除染廃棄物は今も農地に積み上げられ、事故原発の処理はほとんど進んでいません。処理というのは放射能の封じ込め、再臨界の防止、廃棄物の排出などで、そのどれ一つできていません。典型的には汚染水対策で、最初から貯蔵が限界になると指摘されていながら、小さなボルト留めタンクを漫然と作り続け、もう場所がないので海に捨てると言いはじめています。当初から100万トンタンカーを横付けして使う案とか、石油備蓄のような本格的タンクを作る案が、外部から提案されていました。そういう声には耳をかさず、最初から海に捨てる気でいるとしか思えない振る舞いを東電はしています。
溶けた核燃料デブリの取り出し計画は、毎年のように後退しています。もとから、多くの専門家は50年以上先でなければデブリには触れないと指摘しています。東電は地元対策としての「その場しのぎ」の言い逃れしかやっていないのです。
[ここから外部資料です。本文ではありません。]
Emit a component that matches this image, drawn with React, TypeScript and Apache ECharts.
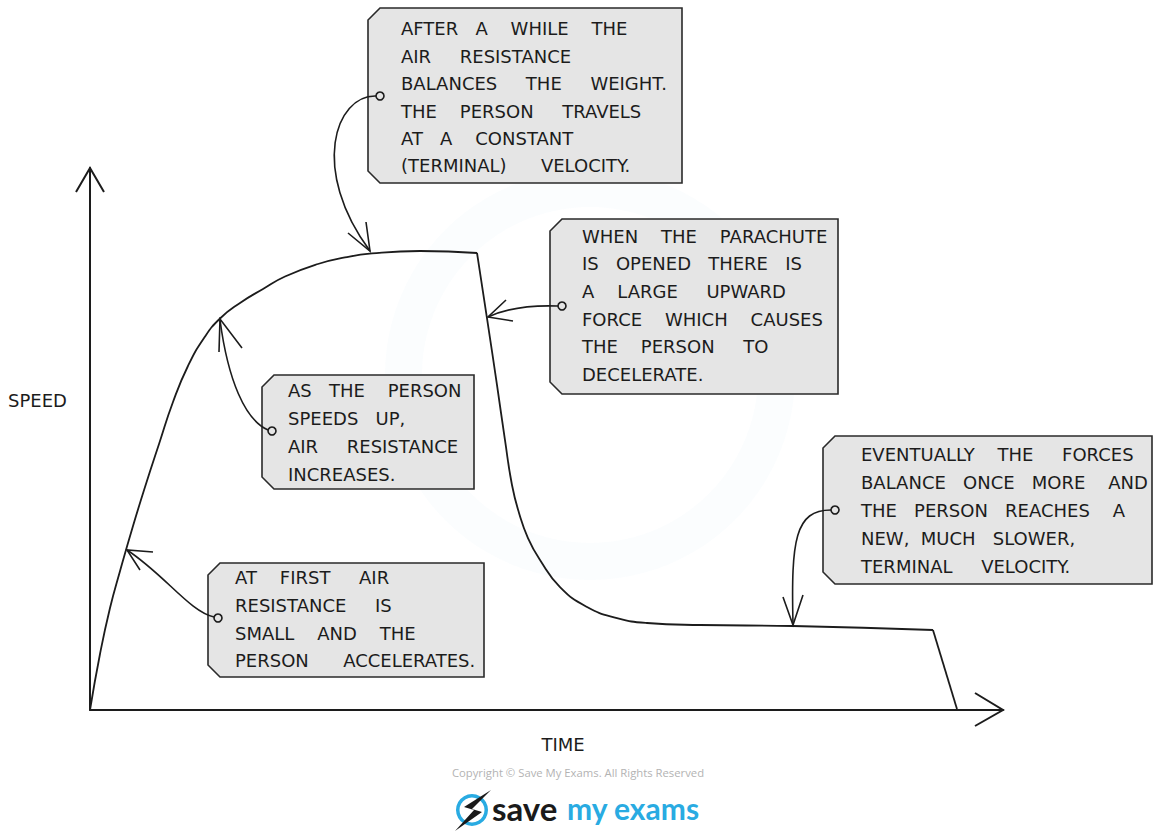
import React, { useEffect, useRef } from "react";
import * as echarts from "echarts";

// ---- data ----
// phase 1: free fall, speed rising to the first terminal velocity
const riseTime = [0, 1.095, 2.19, 3.29, 4.71, 6.13, 7.56, 9.09, 10.73, 12.49, 14.24, 16.43, 18.95, 21.36, 24.97, 27.93, 30.89, 36.14, 42.39];
const riseSpeed = [0, 10.33, 18.82, 25.65, 33.95, 41.70, 49.08, 56.83, 63.47, 68.63, 72.23, 75.09, 77.68, 79.98, 82.29, 83.49, 84.23, 84.69, 84.32];
// phase 2: parachute opens, deceleration to the new terminal velocity
const dropTime = [42.39, 43.48, 44.58, 45.45, 46.22, 46.99, 47.97, 49.29, 51.48, 54.44, 57.72, 61.01, 66.81, 77.0, 92.33];
const dropSpeed = [84.32, 72.32, 59.96, 49.82, 41.51, 36.35, 31.73, 27.68, 22.69, 19.0, 16.97, 16.05, 15.68, 15.5, 14.76];
// phase 3: landing
const landTime = [92.33, 94.96];
const landSpeed = [14.76, 0.18];

const xAxisTitle = "TIME";
const yAxisTitle = "SPEED";
const noteTerminal = ["AFTER A WHILE THE", "AIR RESISTANCE", "BALANCES THE WEIGHT.", "THE PERSON TRAVELS", "AT A CONSTANT", "(TERMINAL) VELOCITY."];
const noteParachute = ["WHEN THE PARACHUTE", "IS OPENED THERE IS", "A LARGE UPWARD", "FORCE WHICH CAUSES", "THE PERSON TO", "DECELERATE."];
const noteSpeedsUp = ["AS THE PERSON", "SPEEDS UP,", "AIR RESISTANCE", "INCREASES."];
const noteFirst = ["AT FIRST AIR", "RESISTANCE IS", "SMALL AND THE", "PERSON ACCELERATES."];
const noteEventually = ["EVENTUALLY THE FORCES", "BALANCE ONCE MORE AND", "THE PERSON REACHES A", "NEW, MUCH SLOWER,", "TERMINAL VELOCITY."];
const copyrightText = "Copyright \u00A9 Save My Exams. All Rights Reserved";
const brandDark = "save";
const brandBlue = "my exams";

// ---- layout / style ----
const FONT_FAMILY = '"DejaVu Sans", sans-serif';
const FS = 17;
const SX = 1.06;
const INK = "#1c1c1c";
const BOX_FILL = "#e5e5e5";

type Box = {
  x0: number; y0: number; x1: number; y1: number;
  tx: number; y: number; step: number; lines: string[]; ends: number[];
  circle: [number, number];
  curve: number[];
  head: number[][];
};

const boxes: Box[] = [
  { x0: 368, y0: 8, x1: 682, y1: 183, tx: 401, y: 29.5, step: 27.4, lines: noteTerminal, ends: [629, 573, 665, 643, 573, 629], circle: [380, 96],
    curve: [376, 96, 335, 95, 310, 170, 370, 251], head: [[348, 233], [370, 251], [366, 222]] },
  { x0: 550, y0: 219, x1: 838, y1: 394, tx: 582, y: 237, step: 27.6, lines: noteParachute, ends: [825, 803, 785, 823, 767, 707], circle: [562, 306],
    curve: [558, 306, 530, 305, 505, 309, 488, 317], head: [[506, 300], [488, 317], [513, 321]] },
  { x0: 262, y0: 375, x1: 474, y1: 489, tx: 288, y: 391.5, step: 28, lines: noteSpeedsUp, ends: [463, 405, 458, 400], circle: [272, 431],
    curve: [268, 430, 245, 420, 228, 380, 220, 320], head: [[219, 352], [220, 319], [242, 348]] },
  { x0: 208, y0: 563, x1: 484, y1: 677, tx: 235, y: 578.5, step: 27.7, lines: noteFirst, ends: [388, 390, 416, 475], circle: [218, 618],
    curve: [214, 617, 190, 612, 165, 575, 127, 550], head: [[153, 552], [127, 550], [140, 570]] },
  { x0: 823, y0: 436, x1: 1152, y1: 584, tx: 861, y: 455, step: 28, lines: noteEventually, ends: [1136, 1147, 1126, 1075, 1068], circle: [835, 510],
    curve: [831, 510, 795, 510, 791, 540, 793, 624], head: [[783, 597], [793, 625], [803, 595]] },
];

function justify(ctx: CanvasRenderingContext2D, text: string, x0: number, x1: number): string {
  const words = text.split(" ").filter(Boolean);
  if (words.length < 2) return words.join("");
  const wordsW = words.reduce((a, w) => a + ctx.measureText(w).width, 0);
  const spW = ctx.measureText(" ").width;
  const gaps = words.length - 1;
  let total = Math.round(((x1 - x0) / SX - wordsW) / spW);
  total = Math.max(total, gaps);
  let out = words[0];
  for (let i = 1; i < words.length; i++) {
    const n = Math.max(1, Math.floor((total * i) / gaps) - Math.floor((total * (i - 1)) / gaps));
    out += " " + "\u00A0".repeat(n - 1) + words[i];
  }
  return out;
}

function boxPolygon(b: Box, c = 12) {
  return [
    [b.x0 + c, b.y0], [b.x1, b.y0], [b.x1, b.y1], [b.x0 + c, b.y1], [b.x0, b.y1 - c], [b.x0, b.y0 + c],
  ];
}

const pairs = (xs: number[], ys: number[]) => xs.map((x, i) => [x, ys[i]]);

export default function App() {
  const ref = useRef<HTMLDivElement>(null);
  useEffect(() => {
    if (!ref.current) return;
    const chart = echarts.init(ref.current, undefined, { renderer: "svg" });
    const canvas = document.createElement("canvas");
    const ctx = canvas.getContext("2d") as CanvasRenderingContext2D;
    ctx.font = `${FS}px ${FONT_FAMILY}`;

    const graphics: any[] = [];
    graphics.push({ type: "ring", z: 0, shape: { cx: 590, cy: 375, r: 205, r0: 168 }, style: { fill: "rgba(41,171,226,0.02)" }, silent: true });

    graphics.push({ type: "polyline", z: 5, shape: { points: [[76, 192], [90, 168], [104, 192]] }, style: { stroke: INK, lineWidth: 2, fill: null } });
    graphics.push({ type: "polyline", z: 5, shape: { points: [[975, 693], [1003, 710], [975, 726]] }, style: { stroke: INK, lineWidth: 2, fill: null } });

    graphics.push({ type: "text", z: 5, x: 8, y: 401, scaleX: SX, style: { text: yAxisTitle, font: `${FS}px ${FONT_FAMILY}`, fill: INK, verticalAlign: "middle", align: "left" } });
    graphics.push({ type: "text", z: 5, x: 563, y: 745, scaleX: SX, style: { text: xAxisTitle, font: `${FS}px ${FONT_FAMILY}`, fill: INK, verticalAlign: "middle", align: "center" } });

    boxes.forEach((b) => {
      graphics.push({ type: "polygon", z: 10, shape: { points: boxPolygon(b) }, style: { fill: BOX_FILL, stroke: "#2a2a2a", lineWidth: 1.6 } });
      b.lines.forEach((ln, i) => {
        graphics.push({
          type: "text", z: 11, x: b.tx, y: b.y + i * b.step, scaleX: SX,
          style: { text: justify(ctx, ln, b.tx, b.ends[i]), font: `${FS}px ${FONT_FAMILY}`, fill: INK, verticalAlign: "middle", align: "left" },
        });
      });
      const c = b.curve;
      graphics.push({ type: "bezierCurve", z: 12, shape: { x1: c[0], y1: c[1], cpx1: c[2], cpy1: c[3], cpx2: c[4], cpy2: c[5], x2: c[6], y2: c[7] }, style: { stroke: INK, lineWidth: 1.6, fill: null } });
      graphics.push({ type: "polyline", z: 12, shape: { points: b.head }, style: { stroke: INK, lineWidth: 1.6, fill: null } });
      graphics.push({ type: "circle", z: 13, shape: { cx: b.circle[0], cy: b.circle[1], r: 4 }, style: { fill: BOX_FILL, stroke: INK, lineWidth: 1.6 } });
    });

    graphics.push({ type: "text", z: 5, x: 578, y: 772, style: { text: copyrightText, font: '11.3px "Open Sans", sans-serif', fill: "#b3b3b3", align: "center", verticalAlign: "middle" } });
    graphics.push({ type: "ring", z: 5, shape: { cx: 472, cy: 810, r: 16, r0: 12.5 }, style: { fill: "#29abe2" } });
    graphics.push({ type: "polygon", z: 6, shape: { points: [[491, 790], [464, 807], [474, 810], [455, 831], [482, 812], [472, 809]] }, style: { fill: "#1a1a1a" } });
    graphics.push({ type: "text", z: 5, x: 492, y: 808, style: { text: brandDark, font: 'bold 33px Lato, "Open Sans", sans-serif', fill: "#1a1a1a", align: "left", verticalAlign: "middle" } });
    graphics.push({ type: "text", z: 5, x: 567, y: 808, style: { text: brandBlue, font: 'bold 30px Lato, "Open Sans", sans-serif', fill: "#29abe2", align: "left", verticalAlign: "middle" } });

    const lineSeries = (data: number[][], smooth: number | boolean) => ({
      type: "line",
      data,
      symbol: "none",
      smooth,
      lineStyle: { color: INK, width: 1.8 },
      z: 3,
    });

    chart.setOption({
      animation: false,
      backgroundColor: "#ffffff",
      grid: { left: 90, right: 151, top: 168, bottom: 121 },
      xAxis: {
        type: "value", min: 0, max: 100,
        axisLine: { show: true, onZero: true, lineStyle: { color: INK, width: 2 } },
        axisTick: { show: false }, axisLabel: { show: false }, splitLine: { show: false },
      },
      yAxis: {
        type: "value", min: 0, max: 100,
        axisLine: { show: true, lineStyle: { color: INK, width: 2 } },
        axisTick: { show: false }, axisLabel: { show: false }, splitLine: { show: false },
      },
      series: [
        lineSeries(pairs(riseTime, riseSpeed), 0.5),
        lineSeries(pairs(dropTime, dropSpeed), 0.5),
        lineSeries(pairs(landTime, landSpeed), false),
      ],
      graphic: graphics,
    });
    return () => chart.dispose();
  }, []);
  return <div ref={ref} style={{ position: "absolute", left: 0, top: 0, width: 1154, height: 831 }} />;
}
それなのに事故処理費に10兆円近くを使っています。
損害賠償費用として原子力損害賠償・廃炉支援機構から13.5兆円を交付されています。しかし、事故被害者に実際に賠償金を支払ったのは9兆円程度です。これは、東電自身が損害賠償の窓口となり、支払いをとことん値切っていることと無関係ではないと思います。政府の枠組みとしての13.5兆円ありきで、その返済は一般負担金、特別負担金として託送料金等で回収ということになっており、それを超える賠償は受け付けないつもりではないでしょうか。
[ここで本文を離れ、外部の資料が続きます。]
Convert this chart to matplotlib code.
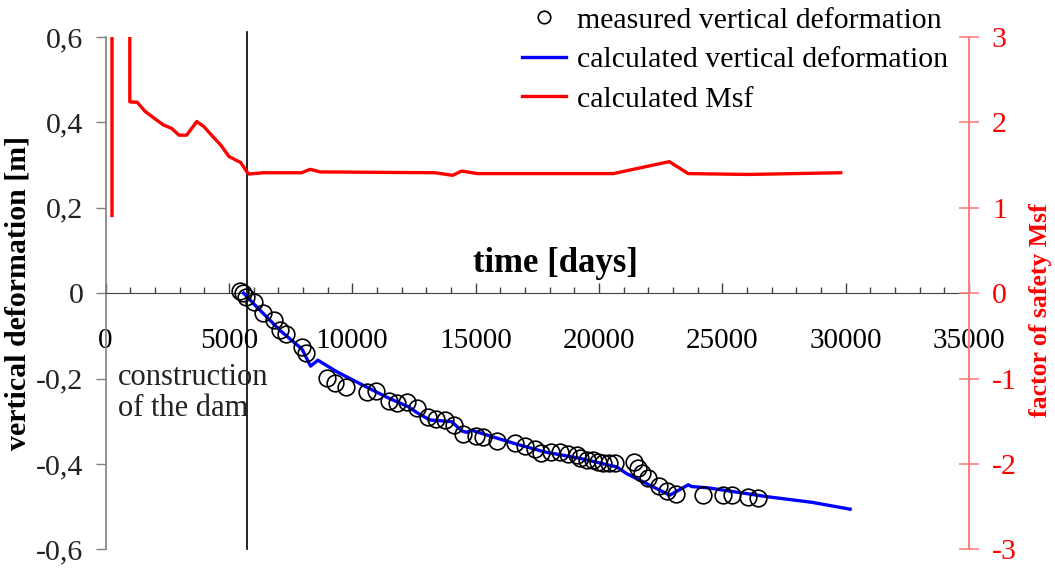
import matplotlib
matplotlib.use('Agg')
import matplotlib.pyplot as plt
from matplotlib.ticker import MultipleLocator, FuncFormatter
from matplotlib.lines import Line2D

# measured vertical deformation (circles)
meas_days = [5452, 5573, 5675, 6031, 6364, 6838, 7073, 7308, 7953, 8107,
             8958, 9290, 9728, 10600, 10976, 11503, 11827, 12233, 12638, 13084,
             13396, 13761, 14126, 14503, 15017, 15289, 15857, 16598, 17004, 17409,
             17640, 18045, 18422, 18759, 19099, 19233, 19504, 19748, 19975, 20177,
             20420, 20651, 21402, 21564, 21746, 21969, 22435, 22747, 23124, 24231,
             25042, 25394, 26035, 26460]
meas_def = [0.005, 0.0, -0.008, -0.020, -0.047, -0.063, -0.086, -0.096, -0.125, -0.141,
            -0.198, -0.210, -0.219, -0.232, -0.230, -0.252, -0.257, -0.255, -0.270, -0.290,
            -0.294, -0.298, -0.309, -0.329, -0.335, -0.338, -0.346, -0.352, -0.359, -0.366,
            -0.374, -0.372, -0.372, -0.376, -0.380, -0.387, -0.390, -0.391, -0.395, -0.397,
            -0.398, -0.398, -0.395, -0.409, -0.422, -0.432, -0.451, -0.463, -0.471, -0.473,
            -0.473, -0.473, -0.477, -0.479]

# calculated vertical deformation (blue line)
calc_days = [5600, 5990, 7070, 7965, 8310, 8610, 9370, 10450, 11410, 12270,
             12680, 13150, 14030, 14450, 14650, 14840, 15720, 16680, 17810, 19230,
             20720, 21130, 22760, 22880, 23620, 23760, 24420, 26850, 28640, 30180]
calc_def = [0.0, -0.024, -0.087, -0.131, -0.171, -0.157, -0.184, -0.216, -0.244, -0.266,
            -0.282, -0.297, -0.301, -0.323, -0.326, -0.321, -0.337, -0.354, -0.372, -0.387,
            -0.407, -0.423, -0.470, -0.473, -0.449, -0.453, -0.456, -0.477, -0.490, -0.506]

# calculated factor of safety (red line, right axis); 10 = off the chart
msf_days = [263, 263, 985, 985, 1290, 1600, 1965, 2345, 2680, 2980,
            3290, 3700, 3990, 4330, 4670, 5005, 5480, 5790, 6400, 7950,
            8290, 8700, 13360, 14070, 14440, 15070, 20580, 22850, 23620, 26050,
            29800]
msf = [0.91, 10, 10, 2.24, 2.235, 2.13, 2.05, 1.97, 1.93, 1.85,
       1.85, 2.01, 1.95, 1.84, 1.735, 1.60, 1.53, 1.395, 1.41, 1.41,
       1.45, 1.42, 1.41, 1.38, 1.43, 1.40, 1.40, 1.54, 1.40, 1.39,
       1.41]

dam_day = 5735


def comma_fmt(v, pos):
    if abs(v) < 1e-9:
        return '0'
    return f'{v:.1f}'.replace('.', ',')


def main():
    plt.rcParams['font.family'] = ['Liberation Serif', 'DejaVu Serif']
    plt.rcParams['axes.unicode_minus'] = False

    fig = plt.figure(figsize=(10.55, 5.69), dpi=100)
    ax = fig.add_axes([0.1, 0.0346, 0.8185, 0.9004])
    ax.set_xlim(0, 35000)
    ax.set_ylim(-0.6, 0.6)

    # axes styling: x-axis through y=0
    ax.spines['top'].set_visible(False)
    ax.spines['right'].set_visible(False)
    ax.spines['bottom'].set_position(('data', 0))
    ax.spines['bottom'].set_color('#404040')
    ax.spines['left'].set_color('#808080')
    ax.spines['left'].set_linewidth(1.2)

    ax.xaxis.set_major_locator(MultipleLocator(5000))
    ax.xaxis.set_minor_locator(MultipleLocator(1000))
    ax.tick_params(axis='x', which='major', direction='in', length=7, width=1,
                   color='#404040', pad=25, labelsize=21)
    ax.tick_params(axis='x', which='minor', direction='in', length=4.5, width=1,
                   color='#404040')
    ax.yaxis.set_major_locator(MultipleLocator(0.2))
    ax.yaxis.set_major_formatter(FuncFormatter(comma_fmt))
    ax.tick_params(axis='y', direction='out', length=7, width=1, color='#808080',
                   pad=9, labelsize=21.5, labelcolor='#222222')

    ax.set_ylabel('vertical deformation [m]', fontsize=21.5, fontweight='bold', labelpad=3)
    ax.text(18220, 0.07, 'time [days]', fontsize=25, fontweight='bold',
            ha='center', va='center')

    # dam construction marker
    ax.plot([dam_day, dam_day], [-0.6, 0.612], color='black', lw=1.2, clip_on=False)
    ax.text(500, -0.163, 'construction\nof the dam', fontsize=22, va='top', ha='left',
            linespacing=1.1, color='#222222')

    ax.plot(calc_days, calc_def, color='#0000ff', lw=2.4, zorder=3)
    ax.plot(meas_days, meas_def, 'o', mfc='none', mec='black', ms=12, mew=1.2, zorder=4)

    # right axis: factor of safety
    ax2 = ax.twinx()
    ax2.set_ylim(-3, 3)
    for s in ['top', 'left', 'bottom']:
        ax2.spines[s].set_visible(False)
    ax2.spines['right'].set_color('#ff8080')
    ax2.spines['right'].set_linewidth(1.5)
    ax2.yaxis.set_major_locator(MultipleLocator(1))
    ax2.tick_params(axis='y', direction='inout', length=15, width=1.2, color='#ff8080',
                    labelcolor='red', labelsize=21.5, pad=9)
    ax2.set_ylabel('factor of safety Msf', color='red', fontsize=18.5, fontweight='bold')
    ax2.yaxis.set_label_coords(1.0695, 0.467)
    ax2.plot(msf_days, msf, color='#ff0000', lw=2.4)

    handles = [
        Line2D([], [], marker='o', ls='none', mfc='none', mec='black', ms=9, mew=1.2),
        Line2D([], [], color='#0000ff', lw=2.4),
        Line2D([], [], color='#ff0000', lw=2.4),
    ]
    labels = ['measured vertical deformation', 'calculated vertical deformation',
              'calculated Msf']
    fig.legend(handles, labels, loc='upper left', bbox_to_anchor=(0.4915, 0.993),
               frameon=False, fontsize=21.5, handlelength=1.5, handletextpad=0.35,
               labelspacing=0.42, borderpad=0.1, borderaxespad=0)

    fig.savefig('out.png', dpi=100)
    plt.close(fig)


if __name__ == '__main__':
    main()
このように福島原発事故をめぐる問題は山のように残されています。事故から10年目の2021年に向け、原子力市民委員会は、これらの深刻な状況にどう対処するかをまとめるべく作業中です。

今年もよろしくお願いします

このほかにも、今年は必ず衆議院選挙がある年。半分休眠状態の緑茶会を稼働させると思いますし、地球温暖化防止に向けて日本のエネルギー政策を転換させることも必須課題で、eシフトの役割も大きくなると思います。もうこれ以上の仕事は抱えられない、大きな荷物に押しつぶされそうな状況ではあります。その中でいちばんは、お金を稼ぐ事業であり、日本のエネルギーシステムを変える事業である発電事業と電力小売事業です。電力小売のグリーンピープルズパワーは2月には、自力調達発電所の電気供給もはじまります。年内には「黒字化」目安の1000ユーザ達成、その前に高圧供給の開始、代理店制度の開始、そして東京電力エリア外でも電力供給(代理店を通じて)と、プログラムを組んでいます。
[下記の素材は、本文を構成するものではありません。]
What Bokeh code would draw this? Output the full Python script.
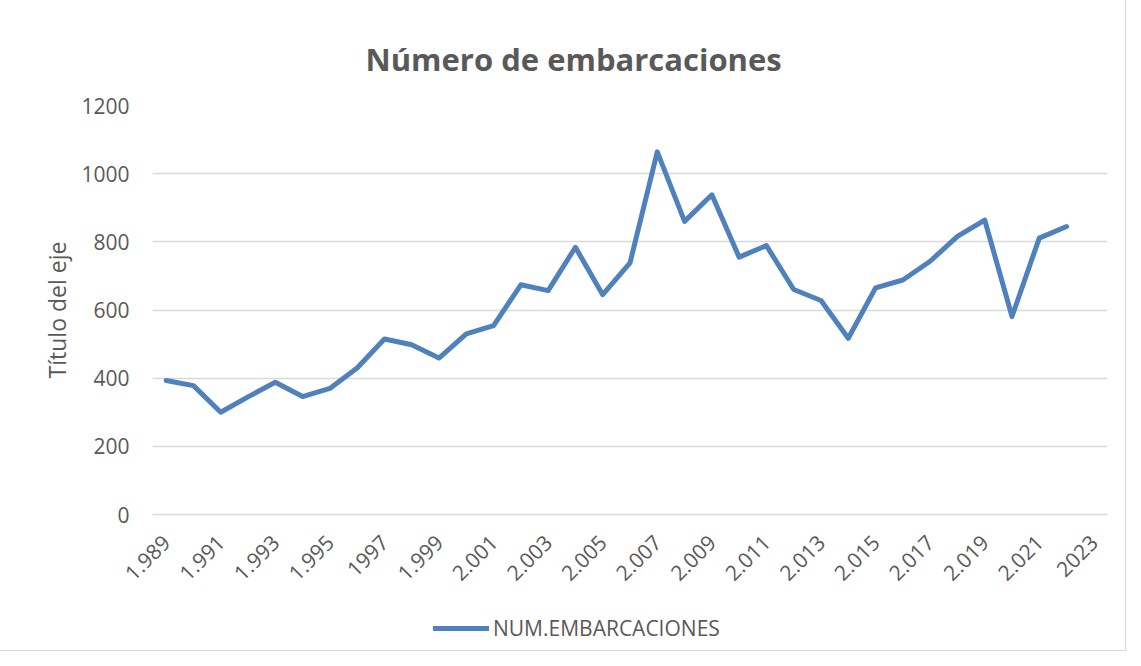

発電事業のイージーパワーでは、F I T終了後のビジネスモデルの確立です。グリーンピープルズパワーに電気を売る非F I T発電所と、蓄電池を組み合わせた自家消費モデル。まだ課題山積ですが、年内には形にしていきたいと思います。以前からご報告しています、瀬戸内海の大三島では、みかんバイオマスの計画も進行しています。自然災害が激甚化する中、送電網が千葉のようにダウンしても、一部地域が独立して電気の自給ができるシステムも研究中です。
以上のような実践が、市民電力を小規模発電事業者から中規模へ、そして日本のエネルギーの多くを担う事業者ネットワークに発展させることにつながり、かたや日本のエネルギー政策を変える原動力となり、やがては日本の政治を「誰も置き去りにしない!」というSDGsの真髄を実践する政治に変えていくもの・・と私の中ではつながっています。

どうか、一緒につがってください!
2020年を転換点とするために。